Output the material word for word. Leave each picture out.

============

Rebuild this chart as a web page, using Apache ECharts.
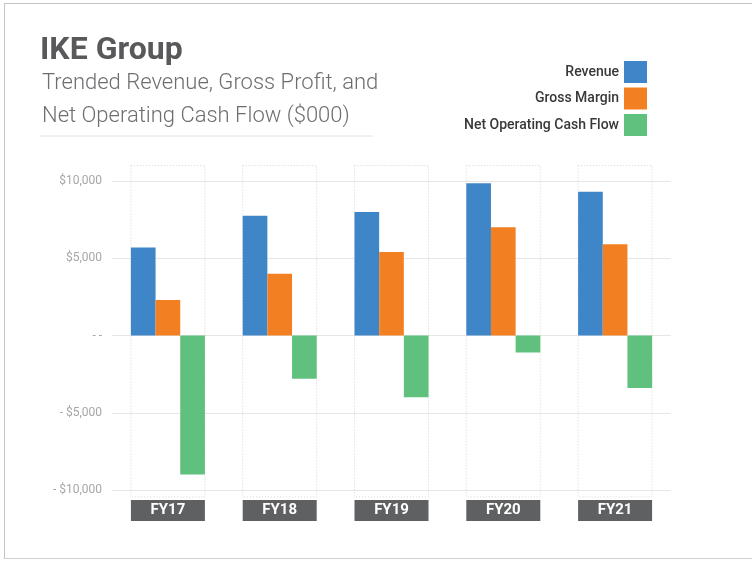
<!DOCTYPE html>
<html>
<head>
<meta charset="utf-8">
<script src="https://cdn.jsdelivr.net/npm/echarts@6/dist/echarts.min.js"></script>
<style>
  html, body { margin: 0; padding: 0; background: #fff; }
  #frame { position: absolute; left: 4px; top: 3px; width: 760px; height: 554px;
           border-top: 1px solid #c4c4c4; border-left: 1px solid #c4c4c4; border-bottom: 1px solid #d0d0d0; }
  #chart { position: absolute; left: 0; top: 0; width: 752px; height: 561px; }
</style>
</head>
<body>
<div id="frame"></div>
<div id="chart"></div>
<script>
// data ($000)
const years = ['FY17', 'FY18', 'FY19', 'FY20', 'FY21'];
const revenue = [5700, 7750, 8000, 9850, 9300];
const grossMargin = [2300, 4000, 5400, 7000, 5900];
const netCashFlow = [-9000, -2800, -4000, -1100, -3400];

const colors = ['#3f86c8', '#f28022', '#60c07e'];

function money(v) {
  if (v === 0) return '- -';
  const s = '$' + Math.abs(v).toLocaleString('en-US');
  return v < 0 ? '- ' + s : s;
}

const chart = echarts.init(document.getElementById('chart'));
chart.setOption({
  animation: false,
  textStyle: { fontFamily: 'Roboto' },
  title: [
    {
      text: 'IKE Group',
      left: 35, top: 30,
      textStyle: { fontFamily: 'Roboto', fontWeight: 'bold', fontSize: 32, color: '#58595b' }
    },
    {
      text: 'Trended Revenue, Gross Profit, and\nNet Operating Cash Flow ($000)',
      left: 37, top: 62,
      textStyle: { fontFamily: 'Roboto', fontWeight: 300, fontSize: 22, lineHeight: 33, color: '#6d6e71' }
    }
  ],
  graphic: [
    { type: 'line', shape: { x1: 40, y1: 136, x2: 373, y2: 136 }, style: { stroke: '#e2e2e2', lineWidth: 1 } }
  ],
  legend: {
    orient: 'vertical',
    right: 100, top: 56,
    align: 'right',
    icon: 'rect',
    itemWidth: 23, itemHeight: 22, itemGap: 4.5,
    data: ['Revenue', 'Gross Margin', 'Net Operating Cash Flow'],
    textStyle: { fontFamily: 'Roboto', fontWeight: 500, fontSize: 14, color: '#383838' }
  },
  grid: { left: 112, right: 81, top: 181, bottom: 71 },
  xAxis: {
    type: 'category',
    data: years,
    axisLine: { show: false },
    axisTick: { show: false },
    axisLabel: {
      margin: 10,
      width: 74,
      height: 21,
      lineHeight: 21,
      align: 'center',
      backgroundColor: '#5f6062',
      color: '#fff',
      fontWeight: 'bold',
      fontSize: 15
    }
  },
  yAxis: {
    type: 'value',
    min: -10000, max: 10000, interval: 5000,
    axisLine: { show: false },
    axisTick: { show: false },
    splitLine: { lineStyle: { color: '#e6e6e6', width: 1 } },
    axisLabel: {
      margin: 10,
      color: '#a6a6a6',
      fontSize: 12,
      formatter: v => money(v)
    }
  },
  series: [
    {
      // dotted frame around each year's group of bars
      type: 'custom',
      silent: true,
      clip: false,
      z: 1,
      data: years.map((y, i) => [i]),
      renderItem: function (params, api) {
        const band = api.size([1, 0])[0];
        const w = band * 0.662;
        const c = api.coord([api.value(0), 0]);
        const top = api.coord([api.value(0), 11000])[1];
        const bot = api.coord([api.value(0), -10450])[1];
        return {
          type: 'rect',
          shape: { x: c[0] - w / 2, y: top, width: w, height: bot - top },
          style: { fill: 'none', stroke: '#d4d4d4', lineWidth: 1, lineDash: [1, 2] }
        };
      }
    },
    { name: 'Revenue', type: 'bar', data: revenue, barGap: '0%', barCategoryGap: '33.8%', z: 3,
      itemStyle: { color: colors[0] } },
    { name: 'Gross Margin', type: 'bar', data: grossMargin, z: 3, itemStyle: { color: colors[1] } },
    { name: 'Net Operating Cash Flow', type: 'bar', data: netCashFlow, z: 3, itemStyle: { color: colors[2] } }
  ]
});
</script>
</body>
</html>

============

■ Reply:
Rebuild this chart as a web page, using Apache ECharts.
<!DOCTYPE html>
<html>
<head>
<meta charset="utf-8">
<script src="https://cdn.jsdelivr.net/npm/echarts@6/dist/echarts.min.js"></script>
<style>
  html, body { margin: 0; padding: 0; background: #fff; }
  #frame { position: absolute; left: 4px; top: 3px; width: 760px; height: 554px;
           border-top: 1px solid #c4c4c4; border-left: 1px solid #c4c4c4; border-bottom: 1px solid #d0d0d0; }
  #chart { position: absolute; left: 0; top: 0; width: 752px; height: 561px; }
</style>
</head>
<body>
<div id="frame"></div>
<div id="chart"></div>
<script>
// data ($000)
const years = ['FY17', 'FY18', 'FY19', 'FY20', 'FY21'];
const revenue = [5700, 7750, 8000, 9850, 9300];
const grossMargin = [2300, 4000, 5400, 7000, 5900];
const netCashFlow = [-9000, -2800, -4000, -1100, -3400];

const colors = ['#3f86c8', '#f28022', '#60c07e'];

function money(v) {
  if (v === 0) return '- -';
  const s = '$' + Math.abs(v).toLocaleString('en-US');
  return v < 0 ? '- ' + s : s;
}

const chart = echarts.init(document.getElementById('chart'));
chart.setOption({
  animation: false,
  textStyle: { fontFamily: 'Roboto' },
  title: [
    {
      text: 'IKE Group',
      left: 35, top: 30,
      textStyle: { fontFamily: 'Roboto', fontWeight: 'bold', fontSize: 32, color: '#58595b' }
    },
    {
      text: 'Trended Revenue, Gross Profit, and\nNet Operating Cash Flow ($000)',
      left: 37, top: 62,
      textStyle: { fontFamily: 'Roboto', fontWeight: 300, fontSize: 22, lineHeight: 33, color: '#6d6e71' }
    }
  ],
  graphic: [
    { type: 'line', shape: { x1: 40, y1: 136, x2: 373, y2: 136 }, style: { stroke: '#e2e2e2', lineWidth: 1 } }
  ],
  legend: {
    orient: 'vertical',
    right: 100, top: 56,
    align: 'right',
    icon: 'rect',
    itemWidth: 23, itemHeight: 22, itemGap: 4.5,
    data: ['Revenue', 'Gross Margin', 'Net Operating Cash Flow'],
    textStyle: { fontFamily: 'Roboto', fontWeight: 500, fontSize: 14, color: '#383838' }
  },
  grid: { left: 112, right: 81, top: 181, bottom: 71 },
  xAxis: {
    type: 'category',
    data: years,
    axisLine: { show: false },
    axisTick: { show: false },
    axisLabel: {
      margin: 10,
      width: 74,
      height: 21,
      lineHeight: 21,
      align: 'center',
      backgroundColor: '#5f6062',
      color: '#fff',
      fontWeight: 'bold',
      fontSize: 15
    }
  },
  yAxis: {
    type: 'value',
    min: -10000, max: 10000, interval: 5000,
    axisLine: { show: false },
    axisTick: { show: false },
    splitLine: { lineStyle: { color: '#e6e6e6', width: 1 } },
    axisLabel: {
      margin: 10,
      color: '#a6a6a6',
      fontSize: 12,
      formatter: v => money(v)
    }
  },
  series: [
    {
      // dotted frame around each year's group of bars
      type: 'custom',
      silent: true,
      clip: false,
      z: 1,
      data: years.map((y, i) => [i]),
      renderItem: function (params, api) {
        const band = api.size([1, 0])[0];
        const w = band * 0.662;
        const c = api.coord([api.value(0), 0]);
        const top = api.coord([api.value(0), 11000])[1];
        const bot = api.coord([api.value(0), -10450])[1];
        return {
          type: 'rect',
          shape: { x: c[0] - w / 2, y: top, width: w, height: bot - top },
          style: { fill: 'none', stroke: '#d4d4d4', lineWidth: 1, lineDash: [1, 2] }
        };
      }
    },
    { name: 'Revenue', type: 'bar', data: revenue, barGap: '0%', barCategoryGap: '33.8%', z: 3,
      itemStyle: { color: colors[0] } },
    { name: 'Gross Margin', type: 'bar', data: grossMargin, z: 3, itemStyle: { color: colors[1] } },
    { name: 'Net Operating Cash Flow', type: 'bar', data: netCashFlow, z: 3, itemStyle: { color: colors[2] } }
  ]
});
</script>
</body>
</html>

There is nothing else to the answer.